First-time director Kannan Iyer sets up the film nicely, introducing us to our protagonist Bobo (Emraan Hashmi), who appears to have everything…a successful career as a magician, a supportive fiancée, Tamra (Huma Qureshi), and even a young boy they have chosen to adopt. Yet, Bobo is haunted by hallucinations of his dead sister. When he delves into his past through hypnosis, he must confront his memories of the mysterious woman, Diana (Konkona Sen Sharma), who was hired to babysit his sister and him as kids.
Iyer does a good job of conveying the curious, suspicious nature of an eleven-year-old obsessed with the idea of the dark side. When Diana enters their lives, all young Bobo needs is a clue to confirm his theory, and Konkona plays up the intrigue deliciously.
Back in the present day, just when Bobo appears to have shut out the past, another mysterious woman, Lisa Dutt (Kalki Koechlin), enters his life. Bobo insists she’s a witch, but Tamra befriends Lisa and convinces him otherwise.
The film’s USP is co-writers Vishal Bhardwaj and Mukul Sharma’s decision to transport the folklore of witches to the heart of a modern-day story. Young Bobo believes that hell exists at the bottom of his building, and he’s constantly trying to program the lift into traveling all the way down below the ground floor where mean neighbors, evil stepmothers and khadoos watchmen have been banished. There’s potential in the premise that your nanny, or the woman buying your flat, could be hiding a sinister secret.
But alas, the film reveals its chinks in the final act when it arrives at an underwhelming climax involving such clichés as child sacrifice and particularly a human-versus-evil forces face-off that seems straight out of a bad Vikram Bhatt movie, complete with laughable special effects. The "big twist" is easy to predict, and the film’s message so pat, you can’t help rolling your eyes the moment it’s delivered.

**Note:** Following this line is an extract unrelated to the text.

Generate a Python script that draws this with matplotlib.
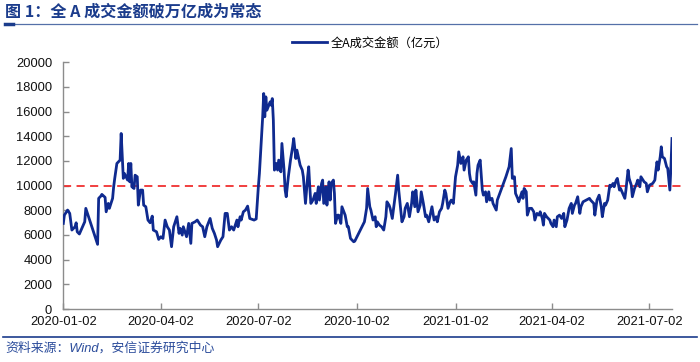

In the thrills department, Daayan packs one or two effective jump-in-your seat moments, but for the most part it cruises along on the strength of its suspense alone. Emraan Hashmi gives a nicely contained performance, never going into ham-and-cheese mode as the paranoid protagonist. A word also for Vishesh Tiwari who leaves a lasting impression as young Bobo.
Yet, despite its solid pedigree, the film sadly is never greater than the sum of its parts. The makers exploit more than a few age-old superstitions associated with witches, but have nothing particularly new or important to say.
I’m going with two out of five for Ek Thi Daayan. It nicely builds up intrigue, but leaves you wanting more in the end.